Another time she was travelling with me out of Dulles airport to Atlanta, when I had time to kill and stopped at Cinnabon. There I was, with Sophie in her little bag (she was a tiny thing, 12 lbs) on the cart with my luggage, and me trying to steer the cart with my elbows while I juggled coffee and pecan roll. Sophie caught one whiff of that confection, stuck her nose straight in the air and howled like a fire alarm! Dulles wasn’t busy that day, and those who were in the terminal all stopped to stare at such a little dog making such a big racket! You could tell her the dog lovers were, they all chuckled knowingly and came over to see the little sweetie and lend a hand. She wouldn’t stop until I could maneuver the cart over to the windows, sit down and give her a bite. She was 16 when she did that, and never howled like that before or afterwards. Who says an old dog can’t learn new tricks? It certainly was new to me!

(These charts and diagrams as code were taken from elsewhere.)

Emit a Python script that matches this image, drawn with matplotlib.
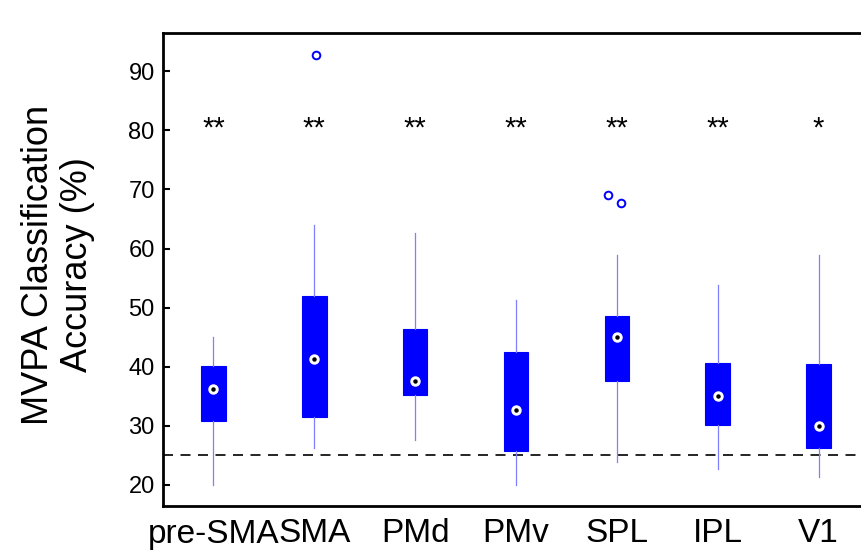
import matplotlib
matplotlib.use("Agg")
import matplotlib.pyplot as plt

plt.rcParams['font.family'] = ['Liberation Sans', 'DejaVu Sans']

regions = ['pre-SMA', 'SMA', 'PMd', 'PMv', 'SPL', 'IPL', 'V1']
whisker_low = [20.0, 26.3, 27.6, 20.0, 23.8, 22.7, 21.3]
q1 = [30.8, 31.4, 35.2, 25.7, 37.6, 30.1, 26.3]
medians = [36.2, 41.3, 37.6, 32.6, 45.1, 35.1, 30.0]
q3 = [40.1, 52.0, 46.3, 42.5, 48.5, 40.7, 40.4]
whisker_high = [45.1, 64.0, 62.6, 51.3, 58.9, 53.8, 58.9]
outliers = [[], [92.8], [], [], [69.0, 67.7], [], []]
outlier_jitter = [[], [0.02], [], [], [-0.09, 0.04], [], []]
stars = ['**', '**', '**', '**', '**', '**', '*']
star_y = 80.3
chance = 25

positions = list(range(1, len(regions) + 1))

stats = []
for i in range(len(regions)):
    stats.append({'whislo': whisker_low[i], 'q1': q1[i], 'med': medians[i],
                  'q3': q3[i], 'whishi': whisker_high[i], 'fliers': []})

fig = plt.figure(figsize=(8.61, 5.56), dpi=100)
ax = fig.add_axes([163 / 861, 50 / 556, 706 / 861, 473 / 556])

# chance level
ax.axhline(chance, color='black', lw=1.2, ls=(0, (6, 4.5)), zorder=1)

ax.bxp(stats, positions=positions, widths=0.245, patch_artist=True,
       showcaps=False, showfliers=False,
       boxprops=dict(facecolor='#0000ff', edgecolor='#0000ff', lw=0.8),
       whiskerprops=dict(color='#7f7fff', lw=0.9),
       medianprops=dict(visible=False), zorder=2)

# median: white circle with black dot
ax.plot(positions, medians, 'o', ms=6.5, mfc='white', mec='white', zorder=3)
ax.plot(positions, medians, 'o', ms=2.2, mfc='black', mec='black', zorder=4)

for i, vals in enumerate(outliers):
    xs = [positions[i] + d for d in outlier_jitter[i]]
    ax.plot(xs, vals, 'o', ms=5.5, mfc='none', mec='#0000ff', mew=1.4,
            zorder=3)

for p, s in zip(positions, stars):
    ax.text(p, star_y, s, ha='center', va='center', fontsize=21)

ax.set_xlim(0.5, 7.5)
ax.set_ylim(16.4, 96.5)
ax.set_yticks(range(20, 100, 10))
ax.set_xticks(positions)
ax.set_xticklabels(regions, fontsize=24)
ax.tick_params(axis='y', direction='in', length=5, width=1.5, labelsize=17,
               pad=6)
ax.tick_params(axis='x', length=0, pad=9)
ax.spines['right'].set_visible(False)
for side in ['left', 'top', 'bottom']:
    ax.spines[side].set_linewidth(2)

ax.set_ylabel('MVPA Classification\nAccuracy (%)', fontsize=26,
              linespacing=1.15)
ax.yaxis.set_label_coords(-0.0963, 0.51)

fig.savefig('out.png', dpi=100)
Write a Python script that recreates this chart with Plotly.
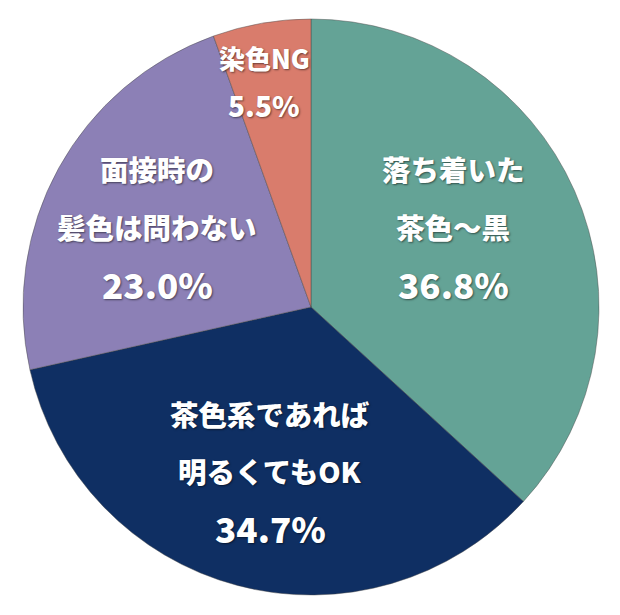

Sophie held my heart tightly in her paws, heart and soul from the moment I held her in my arms at the shelter that day so many years ago. Finally, in March 2006, little Sophie’s tiny body just couldn’t carry that big heart anymore. She never got sick; she quite simply just wore out. Her little puppy heart never flagged. The day I had to make that last awful trip to the vet was the worst day of my life, even though Sophie got one last nap in the sun riding in the car with me.

I must go now as my tears are fogging my glasses and blurring the screen. The pain of losing her is still so strong. Her ashes now quietly stand guard at home next to her picture. I give thanks every day that God brought sweet little Sophie into my life.